= Mother Pollard =

American civil rights activist

"Mother" Pollard (c. 1882–1885 – before 1963) was an American church elder who participated in the 1955–1956 Montgomery bus boycott. She has been called a civil rights hero for her tenacity in soothing the spirit of her pastor, Martin Luther King Jr.

Pollard was an elder of the Dexter Avenue Baptist Church in Montgomery, Alabama, during the time of the bus boycott. It was a seminal event in the civil rights movement that produced a political and social protest campaign against the policy of racial segregation on the public transit system in Montgomery. King recounted in his writings that after several weeks of walking to her destinations rather than take the bus, he suggested to Mother Pollard, then about 72, that she might take the bus again for the sake of her health. She replied, "My feets is tired, but my soul is rested."

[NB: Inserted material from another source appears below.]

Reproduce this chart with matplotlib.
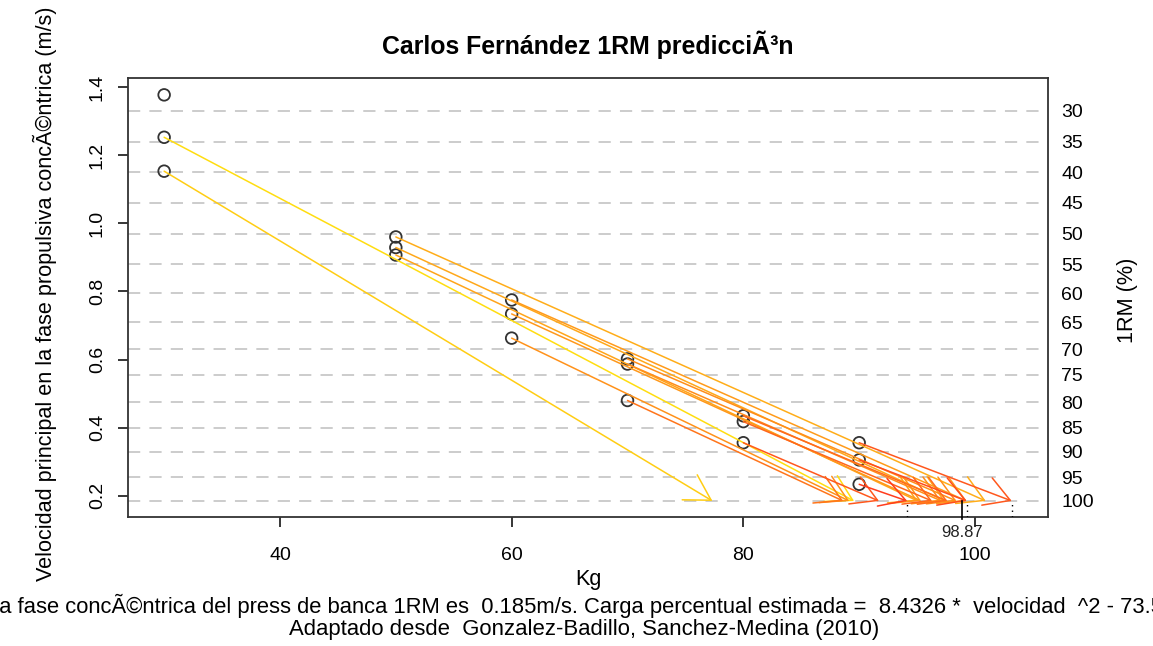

I have been tortured without and tormented within by the raging fires of tribulation ... I have been forced to muster what strength and courage I have to withstand howling winds of pain and jostling storms of adversity. But as the years have unfolded the eloquently simple words of Mother Pollard have come back again and again to give light and peace and guidance to my troubled soul, "God's gonna take care of you".
— — Martin Luther King Jr.

She was dubbed "Mother" because of her age; her real first name is unknown.